The award-winning Picton Gazette has been Prince Edward County’s Newspaper of Record since 1830. It is the oldest fully independent weekly newspaper in Canada. It has a print circulation of 15,000 and a state-of-the-art digital edition and archive.
The publishers are looking for a reporter able to work 15-20 hours per week all year round. Excellent research and writing skills are the priority. Journalism training or experience is a plus. The ideal candidate will reside in or near Prince Edward County, but remote work is possible.
Please send a complete CV and two-page writing sample (published preferred) to: [email protected] by Friday 2 August 2024. The position start date is August 26.
The Picton Gazette is an equal opportunity employer. We do not tolerate discrimination of any kind. We welcome applications from women, visible minorities, Indigenous peoples, peoples with disabilities, members of 2SLGBTQI communities, seniors, youth, and anybody else interested in fact-based and fair news coverage. We are committed to fostering skills development and to creating an equitable workplace marked by friendly respect for others.

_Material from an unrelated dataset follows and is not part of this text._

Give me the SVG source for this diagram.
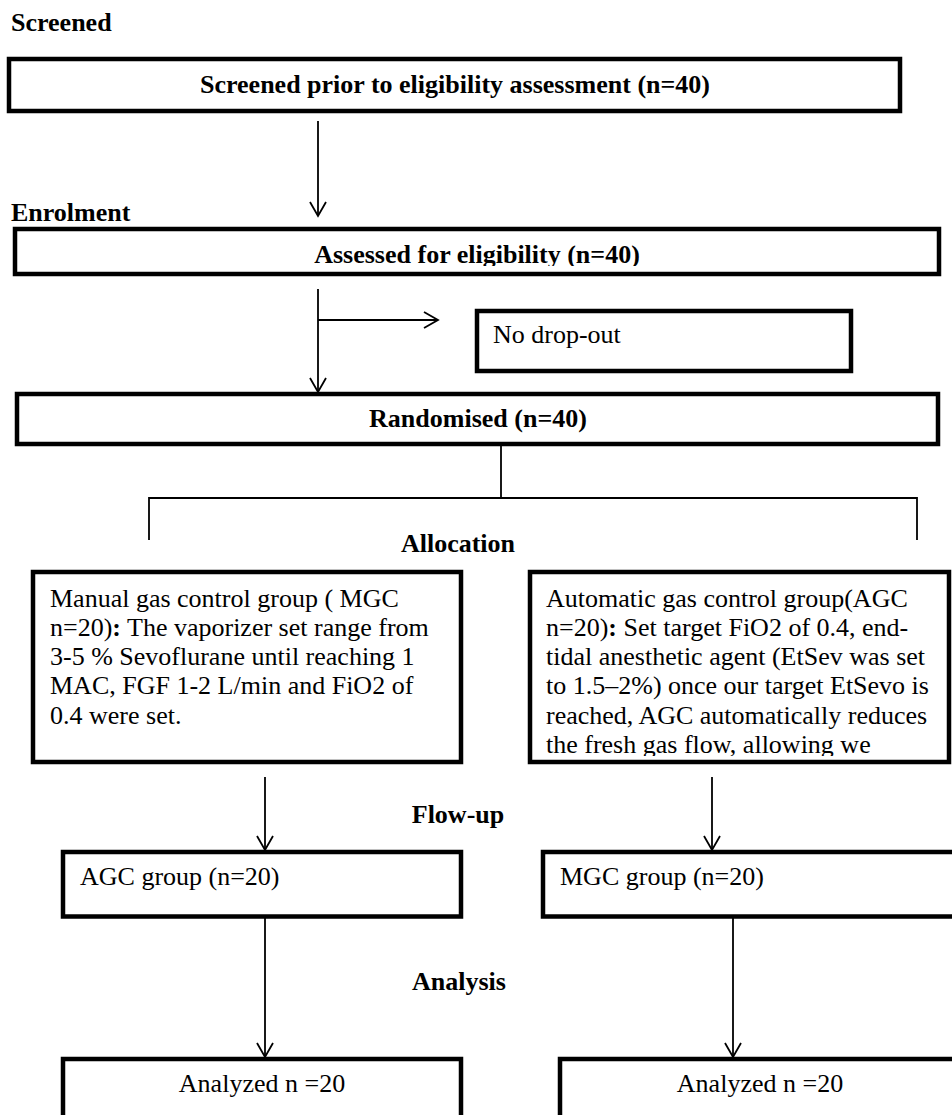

Job Description: Rural/Urban Development Reporter
The position requires focused and ongoing coverage of the interlaced issues informing housing development in Ontario, including municipal politics, provincial policy, immigration, demographic and work shifts, affordability, natural and cultural heritage, stewardship of the environment, energy policy, and climate change.
The successful candidate will be responsible for researching, conducting interviews, and writing 2-4 stories a week, a mix of news and longer-form investigative / feature pieces. They will be an active part of the newsroom, which operates both virtually and in-person, and build skills in research, writing, photography, and proofreading on a weekly timeline. We use Adobe InDesign to design and edit the paper.
The Beat
Known as a prime tourism destination, Prince Edward County is also a development hotspot. Powerful urban developers are planning major interventions in the existing landscape. Expensive infrastructure is needed. Who pays is a critical issue. How to protect the County’s most important resources — its natural and cultural heritage — amidst the transformation is a key question. Issues include:
Residential and Commercial development and urban planning in Prince Edward County, at Council, and in the province.
Ontario Politics — Provincial Policy Statement and Premier Ford’s development agendas.
The Environment — land stewardship and climate change as they inform large-scale development initiatives.
Energy — nuclear power as a provincial initiative, potentially compromising solar and wind as viable energy sources.
Urban Planning — the new urbanism vs traditional suburban housing developments, densification, affordability, worker and student housing, aging-in-place, remote work, and rural internet/cellphone connectivity.
Indigenous sovereignty and traditional land stewardship — Prince Edward County shares the traditional territory of the Huron-Wendat, Anishinaabe, and Haudenosaunee peoples. It shares water and land stewardship concerns with the Mohawks of the Bay of Quinte of the Tynendinaga Mohawk Territory First Nations Reserve.
Tourism — luxury economics and tourism are both a longstanding source of economic sustenance, and of conflicts between old and new residents and between haves and have-nots.
Misinformation — fake news, social media trolls, and mistrust are preventing healthy, open, fact-based conversation and debate in PEC as they are everywhere else.